Here’s what the new report actually says: most households still get more in direct rebates than they pay at the pump or on their heating bills. That hasn’t changed. What has changed is the math around broader economic effects things like reduced investment and lower profits in energy-intensive industries. When those factors are included, the average family comes out slightly behind, though the hit is smaller than earlier estimates. In Ontario, for example, the projected economic loss per household drops from $1,820 to $903. Saskatchewan households are expected to net $1,205 more in rebates than they pay in carbon charges, up from $699.

These aren’t minor adjustments; they show a clearer, more nuanced picture. Yet the political reactions were entirely predictable. Environment Minister Steven Guilbeault highlighted the rebate numbers to claim victory.

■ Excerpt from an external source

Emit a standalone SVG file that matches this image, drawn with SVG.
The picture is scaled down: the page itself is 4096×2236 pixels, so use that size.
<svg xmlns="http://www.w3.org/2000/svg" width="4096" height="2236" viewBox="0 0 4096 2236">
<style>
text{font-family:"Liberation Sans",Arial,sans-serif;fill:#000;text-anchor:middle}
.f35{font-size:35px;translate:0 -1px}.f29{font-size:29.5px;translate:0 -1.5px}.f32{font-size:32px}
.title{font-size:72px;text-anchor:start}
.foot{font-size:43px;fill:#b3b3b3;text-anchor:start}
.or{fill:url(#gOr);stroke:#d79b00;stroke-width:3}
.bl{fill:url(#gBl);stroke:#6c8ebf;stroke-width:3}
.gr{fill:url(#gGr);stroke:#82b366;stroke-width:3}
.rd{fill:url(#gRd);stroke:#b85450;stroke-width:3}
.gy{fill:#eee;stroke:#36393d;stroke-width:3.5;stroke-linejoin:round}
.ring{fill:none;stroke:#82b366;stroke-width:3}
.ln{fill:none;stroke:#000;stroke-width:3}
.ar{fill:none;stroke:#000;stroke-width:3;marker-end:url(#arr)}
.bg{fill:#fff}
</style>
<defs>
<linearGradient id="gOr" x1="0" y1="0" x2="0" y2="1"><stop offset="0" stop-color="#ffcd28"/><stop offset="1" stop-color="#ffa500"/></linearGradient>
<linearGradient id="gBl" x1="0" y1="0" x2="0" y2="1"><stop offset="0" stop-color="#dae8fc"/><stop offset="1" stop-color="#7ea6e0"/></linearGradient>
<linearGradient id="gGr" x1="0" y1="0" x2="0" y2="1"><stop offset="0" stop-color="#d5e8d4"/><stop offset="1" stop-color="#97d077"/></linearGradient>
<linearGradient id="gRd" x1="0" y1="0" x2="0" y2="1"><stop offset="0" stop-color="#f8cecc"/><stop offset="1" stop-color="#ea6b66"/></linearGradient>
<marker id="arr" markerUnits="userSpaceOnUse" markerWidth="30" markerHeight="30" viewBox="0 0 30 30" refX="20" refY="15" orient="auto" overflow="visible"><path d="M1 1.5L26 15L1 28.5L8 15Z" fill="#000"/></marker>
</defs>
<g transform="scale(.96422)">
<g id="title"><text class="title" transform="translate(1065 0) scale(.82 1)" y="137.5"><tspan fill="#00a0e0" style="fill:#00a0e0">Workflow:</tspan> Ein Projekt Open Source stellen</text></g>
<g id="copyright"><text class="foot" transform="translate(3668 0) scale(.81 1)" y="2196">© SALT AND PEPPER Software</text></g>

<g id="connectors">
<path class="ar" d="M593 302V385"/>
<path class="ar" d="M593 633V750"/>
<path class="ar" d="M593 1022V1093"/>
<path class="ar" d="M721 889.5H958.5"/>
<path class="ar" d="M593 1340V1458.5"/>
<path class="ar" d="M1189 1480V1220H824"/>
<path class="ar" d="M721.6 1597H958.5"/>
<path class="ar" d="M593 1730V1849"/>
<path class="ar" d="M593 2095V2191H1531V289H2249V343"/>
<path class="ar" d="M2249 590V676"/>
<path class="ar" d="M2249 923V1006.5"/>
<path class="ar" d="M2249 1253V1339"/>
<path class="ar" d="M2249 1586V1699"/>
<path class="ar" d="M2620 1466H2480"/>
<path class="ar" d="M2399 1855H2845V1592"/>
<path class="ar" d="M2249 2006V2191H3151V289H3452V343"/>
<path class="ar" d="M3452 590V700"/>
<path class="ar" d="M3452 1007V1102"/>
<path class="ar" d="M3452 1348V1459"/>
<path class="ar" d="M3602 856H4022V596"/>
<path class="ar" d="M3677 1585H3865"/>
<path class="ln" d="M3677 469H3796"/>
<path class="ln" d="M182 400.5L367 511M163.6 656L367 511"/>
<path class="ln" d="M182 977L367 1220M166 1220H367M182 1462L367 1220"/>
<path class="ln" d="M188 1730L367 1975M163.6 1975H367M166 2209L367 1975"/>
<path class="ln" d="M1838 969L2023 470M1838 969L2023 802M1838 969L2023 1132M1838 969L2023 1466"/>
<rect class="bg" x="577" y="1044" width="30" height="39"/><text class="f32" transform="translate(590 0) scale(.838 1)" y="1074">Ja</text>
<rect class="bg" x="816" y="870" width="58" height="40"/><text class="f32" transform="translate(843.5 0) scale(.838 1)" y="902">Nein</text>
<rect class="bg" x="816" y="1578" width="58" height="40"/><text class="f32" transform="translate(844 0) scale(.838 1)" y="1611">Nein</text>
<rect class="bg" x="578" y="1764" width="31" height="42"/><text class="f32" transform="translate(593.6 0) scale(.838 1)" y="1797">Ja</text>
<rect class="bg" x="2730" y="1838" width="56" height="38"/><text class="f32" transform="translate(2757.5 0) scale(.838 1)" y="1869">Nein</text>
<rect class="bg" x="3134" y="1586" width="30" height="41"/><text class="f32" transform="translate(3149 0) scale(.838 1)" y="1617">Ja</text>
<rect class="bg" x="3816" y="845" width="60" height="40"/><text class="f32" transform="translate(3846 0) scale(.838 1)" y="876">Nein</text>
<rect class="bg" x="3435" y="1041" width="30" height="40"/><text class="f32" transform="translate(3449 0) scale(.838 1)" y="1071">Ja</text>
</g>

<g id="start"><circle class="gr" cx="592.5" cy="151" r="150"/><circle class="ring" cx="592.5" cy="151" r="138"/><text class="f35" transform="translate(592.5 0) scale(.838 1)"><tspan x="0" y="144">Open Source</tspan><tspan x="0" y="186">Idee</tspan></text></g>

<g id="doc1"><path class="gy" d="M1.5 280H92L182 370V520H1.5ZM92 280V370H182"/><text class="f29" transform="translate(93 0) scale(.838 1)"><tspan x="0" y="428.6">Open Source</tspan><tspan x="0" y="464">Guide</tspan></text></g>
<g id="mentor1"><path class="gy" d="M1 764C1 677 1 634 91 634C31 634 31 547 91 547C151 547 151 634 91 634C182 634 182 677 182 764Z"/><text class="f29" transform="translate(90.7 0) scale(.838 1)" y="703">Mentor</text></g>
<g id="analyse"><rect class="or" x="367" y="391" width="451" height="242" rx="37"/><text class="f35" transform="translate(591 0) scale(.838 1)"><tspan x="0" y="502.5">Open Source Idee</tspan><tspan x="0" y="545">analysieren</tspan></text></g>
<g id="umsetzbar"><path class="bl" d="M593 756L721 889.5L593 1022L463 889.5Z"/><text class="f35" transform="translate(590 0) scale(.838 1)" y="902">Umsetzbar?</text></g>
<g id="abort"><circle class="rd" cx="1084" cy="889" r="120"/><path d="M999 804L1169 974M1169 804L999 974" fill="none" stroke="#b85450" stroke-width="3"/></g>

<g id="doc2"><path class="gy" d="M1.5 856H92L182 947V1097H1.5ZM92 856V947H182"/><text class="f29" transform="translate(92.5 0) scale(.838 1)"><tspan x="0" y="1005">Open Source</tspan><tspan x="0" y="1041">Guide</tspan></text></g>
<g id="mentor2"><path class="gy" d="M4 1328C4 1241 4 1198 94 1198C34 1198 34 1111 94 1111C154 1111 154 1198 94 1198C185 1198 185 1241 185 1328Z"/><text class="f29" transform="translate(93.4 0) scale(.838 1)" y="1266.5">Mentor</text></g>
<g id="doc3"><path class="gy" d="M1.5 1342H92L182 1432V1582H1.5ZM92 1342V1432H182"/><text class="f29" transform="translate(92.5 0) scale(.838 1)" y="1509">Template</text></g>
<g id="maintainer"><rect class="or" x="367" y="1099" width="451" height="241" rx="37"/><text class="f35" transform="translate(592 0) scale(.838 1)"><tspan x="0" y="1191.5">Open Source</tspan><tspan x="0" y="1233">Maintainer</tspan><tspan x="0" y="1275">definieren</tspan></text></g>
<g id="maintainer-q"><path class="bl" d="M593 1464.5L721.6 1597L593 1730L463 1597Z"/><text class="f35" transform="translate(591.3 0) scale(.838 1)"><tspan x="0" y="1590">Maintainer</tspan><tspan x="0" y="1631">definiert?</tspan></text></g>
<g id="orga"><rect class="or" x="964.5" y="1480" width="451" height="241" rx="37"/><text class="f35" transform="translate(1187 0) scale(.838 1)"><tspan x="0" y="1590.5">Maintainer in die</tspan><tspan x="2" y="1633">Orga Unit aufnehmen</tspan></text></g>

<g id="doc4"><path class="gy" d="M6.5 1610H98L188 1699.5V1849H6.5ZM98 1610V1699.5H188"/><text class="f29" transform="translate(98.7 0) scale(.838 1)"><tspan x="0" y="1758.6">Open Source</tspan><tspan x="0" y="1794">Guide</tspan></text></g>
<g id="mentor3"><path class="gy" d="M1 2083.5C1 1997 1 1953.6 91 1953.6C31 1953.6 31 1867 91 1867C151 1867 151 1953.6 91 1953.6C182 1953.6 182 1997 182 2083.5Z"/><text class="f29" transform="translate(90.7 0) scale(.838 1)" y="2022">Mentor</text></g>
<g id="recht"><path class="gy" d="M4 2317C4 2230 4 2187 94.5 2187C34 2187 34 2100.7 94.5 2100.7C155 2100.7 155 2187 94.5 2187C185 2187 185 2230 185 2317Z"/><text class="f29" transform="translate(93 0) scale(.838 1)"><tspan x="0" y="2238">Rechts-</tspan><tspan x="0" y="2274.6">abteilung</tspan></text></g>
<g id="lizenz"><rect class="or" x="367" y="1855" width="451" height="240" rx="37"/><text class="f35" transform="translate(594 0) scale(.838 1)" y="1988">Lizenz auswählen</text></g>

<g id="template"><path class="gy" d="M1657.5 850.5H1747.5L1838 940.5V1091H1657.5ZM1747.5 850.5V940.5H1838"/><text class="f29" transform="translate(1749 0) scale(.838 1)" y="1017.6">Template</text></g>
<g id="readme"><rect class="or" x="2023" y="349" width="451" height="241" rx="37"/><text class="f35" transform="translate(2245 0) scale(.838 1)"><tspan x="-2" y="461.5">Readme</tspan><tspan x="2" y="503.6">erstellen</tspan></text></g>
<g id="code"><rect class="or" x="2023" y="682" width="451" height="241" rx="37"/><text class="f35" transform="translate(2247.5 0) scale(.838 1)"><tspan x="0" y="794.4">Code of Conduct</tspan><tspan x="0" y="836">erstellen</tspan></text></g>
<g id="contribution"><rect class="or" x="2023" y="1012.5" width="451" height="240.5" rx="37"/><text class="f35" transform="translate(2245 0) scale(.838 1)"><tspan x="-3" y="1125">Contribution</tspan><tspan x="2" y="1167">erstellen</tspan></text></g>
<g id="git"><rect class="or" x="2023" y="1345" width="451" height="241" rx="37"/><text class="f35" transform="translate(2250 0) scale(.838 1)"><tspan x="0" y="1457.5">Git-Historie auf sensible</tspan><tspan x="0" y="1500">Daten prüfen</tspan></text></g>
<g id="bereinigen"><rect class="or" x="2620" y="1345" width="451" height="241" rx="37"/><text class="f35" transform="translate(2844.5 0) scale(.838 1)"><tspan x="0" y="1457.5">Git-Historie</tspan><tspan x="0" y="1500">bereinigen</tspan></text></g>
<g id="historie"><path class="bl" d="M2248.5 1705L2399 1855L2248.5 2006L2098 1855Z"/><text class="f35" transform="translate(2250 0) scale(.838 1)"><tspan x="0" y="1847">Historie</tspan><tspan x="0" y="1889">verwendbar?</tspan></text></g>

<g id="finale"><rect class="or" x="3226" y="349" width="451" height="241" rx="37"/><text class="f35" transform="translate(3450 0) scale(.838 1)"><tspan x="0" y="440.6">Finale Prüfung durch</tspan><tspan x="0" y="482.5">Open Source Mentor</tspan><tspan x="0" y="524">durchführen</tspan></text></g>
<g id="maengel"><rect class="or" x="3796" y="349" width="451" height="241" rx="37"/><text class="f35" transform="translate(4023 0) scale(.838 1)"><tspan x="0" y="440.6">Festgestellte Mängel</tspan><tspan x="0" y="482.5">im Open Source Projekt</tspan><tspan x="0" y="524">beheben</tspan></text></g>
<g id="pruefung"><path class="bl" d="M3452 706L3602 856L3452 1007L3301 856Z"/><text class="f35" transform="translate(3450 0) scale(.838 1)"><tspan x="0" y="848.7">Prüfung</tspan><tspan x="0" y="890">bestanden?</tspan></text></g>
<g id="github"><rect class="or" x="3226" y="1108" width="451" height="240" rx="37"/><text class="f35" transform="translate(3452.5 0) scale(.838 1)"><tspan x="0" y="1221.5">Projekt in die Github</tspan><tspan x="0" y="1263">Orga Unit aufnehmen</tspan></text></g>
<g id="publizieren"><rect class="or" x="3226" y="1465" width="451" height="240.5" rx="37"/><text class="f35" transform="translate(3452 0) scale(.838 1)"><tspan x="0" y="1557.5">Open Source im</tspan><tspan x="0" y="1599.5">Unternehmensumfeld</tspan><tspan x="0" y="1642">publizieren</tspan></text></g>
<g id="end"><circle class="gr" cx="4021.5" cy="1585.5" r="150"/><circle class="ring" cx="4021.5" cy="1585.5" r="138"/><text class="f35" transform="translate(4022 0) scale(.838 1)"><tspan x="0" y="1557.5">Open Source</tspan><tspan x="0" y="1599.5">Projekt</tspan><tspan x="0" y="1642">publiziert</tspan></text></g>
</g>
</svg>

Conservatives called the policy “impoverishing.” Both sides are cherry-picking.

What neither camp likes to emphasize is the bigger context. The PBO’s work doesn’t measure the costs of climate change itself flooded basements, scorched forests, collapsing infrastructure or the long-term economic benefits of cutting emissions. That’s not the office’s mandate. But ignoring those realities when crafting policy is like calculating the price of insurance without considering the risk of a fire.

The update also underscores something else: the industrial carbon price is far more efficient at cutting emissions than the consumer levy, reducing 49 megatonnes of greenhouse gases for a fraction of the economic drag. That’s the sort of detail serious policymakers should seize on if they genuinely want effective, affordable climate action.

Instead, we get slogans and scare tactics. Conservatives promise to “axe the tax” as though eliminating the consumer levy will magically make climate threats disappear. Liberals, for their part, too often lean on rebates as proof the policy is painless, sidestepping the economic ripple effects.

Canada needs a carbon strategy grounded in evidence, not political theatre. Thursday’s report makes one thing plain: carbon pricing works, especially on big polluters, and the consumer side isn’t the budget-buster opponents claim. The debate should be about refining and improving the policy not torching it for partisan gain.